Ay! though the gorged asp of passion feed
On my boy’s heart, yet have I burst the bars,
Stood face to face with Beauty, known indeed
The Love which moves the Sun and all the stars!

For, you see, in this stunning climax the Prince of Bohemia supplies the single most powerful reason why love might be worth all the risk after all: being permitted to stand face to face with beauty even if all else fails.

Call me the ultimate sociopath, but could it be that love is simply the path but beauty the destination?

I don't know. But I do know that Wilde has come closer than anyone in convincing me that gambling one's heart might just be worth it.

What I find interesting is how in popular culture Option #1 from above finds it way into song. Which is perhaps why I'm not completely convinced yet.
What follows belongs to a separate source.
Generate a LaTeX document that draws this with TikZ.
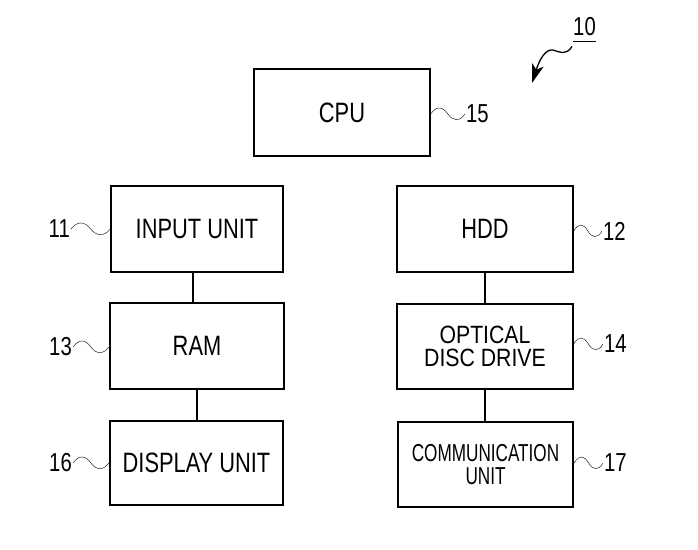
\documentclass[tikz,border=0pt]{standalone}
\usepackage{fontspec}
\setmainfont{Liberation Sans}
\newfontfamily\boxfont{Liberation Sans}[FakeStretch=0.78]
\newfontfamily\odfont{Liberation Sans}[FakeStretch=0.85]
\newfontfamily\commfont{Liberation Sans}[FakeStretch=0.70]
\newfontfamily\numfont{Liberation Sans}[FakeStretch=0.78]
\usetikzlibrary{calc,arrows.meta}
\tikzset{
  unit/.style={draw, line width=1.4pt, inner sep=0pt, align=center,
    minimum width=175pt, minimum height=86pt,
    font=\boxfont\fontsize{28}{23}\selectfont},
  heavy/.style={line width=2.4pt},
  refnum/.style={inner sep=1pt, font=\numfont\fontsize{26}{26}\selectfont},
  link/.style={line width=2.2pt},
  tilde/.style={line width=1.3pt, to path={
    .. controls ($(\tikztostart)!0.18!(\tikztotarget)+(0,-9)$)
    and ($(\tikztostart)!0.36!(\tikztotarget)+(0,-7)$)
    .. ($(\tikztostart)!0.5!(\tikztotarget)$)
    .. controls ($(\tikztostart)!0.64!(\tikztotarget)+(0,7)$)
    and ($(\tikztostart)!0.84!(\tikztotarget)+(0,8)$)
    .. (\tikztotarget)}}
}
\begin{document}
\begin{tikzpicture}[x=1pt,y=-1pt]
\useasboundingbox (0,0) rectangle (698,549);

% function blocks
\node[unit, minimum width=176pt, minimum height=87pt] (cpu) at (342,112.5) {CPU};
\node[unit, minimum width=172pt] (in) at (197,229) {INPUT UNIT};
\node[unit, minimum width=176pt] (hdd) at (485,229) {HDD};
\node[unit, heavy, minimum width=174pt] (ram) at (197,346) {RAM};
\node[unit, minimum width=176pt, minimum height=85pt,
      font=\odfont\fontsize{25}{23.5}\selectfont] (odd) at (485,346.5) {OPTICAL\\DISC DRIVE};
\node[unit, heavy, minimum width=173pt, minimum height=84pt] (disp) at (196.5,463) {DISPLAY UNIT};
\node[unit, heavy, minimum width=175pt, minimum height=85pt,
      font=\commfont\fontsize{24.5}{23.5}\selectfont] (comm) at (485.5,464.5) {COMMUNICATION\\UNIT};

% buses between blocks
\draw[link] ([xshift=-4pt]in.south) -- ([xshift=-4pt]ram.north);
\draw[link] (ram.south) -- (ram.south |- disp.north);
\draw[link] (hdd.south) -- (odd.north);
\draw[link] (odd.south) -- (odd.south |- comm.north);

% reference numerals
\node[refnum, anchor=west] (n15) at (465,114) {15};
\node[refnum, anchor=east] (n11) at (71,229) {11};
\node[refnum, anchor=west] (n12) at (602,231) {12};
\node[refnum, anchor=east] (n13) at (73,347) {13};
\node[refnum, anchor=west] (n14) at (603,344) {14};
\node[refnum, anchor=east] (n16) at (73,463) {16};
\node[refnum, anchor=west] (n17) at (603,463) {17};

\draw (cpu.east |- n15.west) to[tilde] (n15.west);
\draw (n11.east) to[tilde] (in.west |- n11.east);
\draw (hdd.east |- n12.west) to[tilde] (n12.west);
\draw (n13.east) to[tilde] (ram.west |- n13.east);
\draw (odd.east |- n14.west) to[tilde] (n14.west);
\draw (n16.east) to[tilde] (disp.west |- n16.east);
\draw (comm.east |- n17.west) to[tilde] (n17.west);

% overall device numeral with leader arrow
\node[refnum, inner sep=0pt] (n10) at (584.5,27) {10};
\draw[line width=1.3pt] ([yshift=-5pt]n10.south west) -- ([yshift=-5pt]n10.south east);
\coordinate (tip10) at (532,83);
\draw[line width=1.3pt, -{Stealth[length=19pt,width=12pt,inset=5pt]}]
  ([xshift=-1pt,yshift=-10pt]n10.south west)
  .. controls (566,56) and (560,52) .. (553,50)
  .. controls (546,49) and (540,58) .. (tip10);
\end{tikzpicture}
\end{document}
For example, the following beautiful tune, which makes me cry unabashedly whenever I hear it, suggests meeting that certain someone can be truly dangerous.

Now And at the risk of having you think I'm a real simpleton, there's even this one. Truly.

Yes, the jury's still out. I can't predict whether I'll vote for Option 1 or Option 2. All I know for sure is I don't want it said that I've starved my boyhood of its goodly feast.

And with that, I'll drop the subject evermore and return to the more wholesome business of lavatory pranks, the one thing I'm skilled at. But thanks for listening.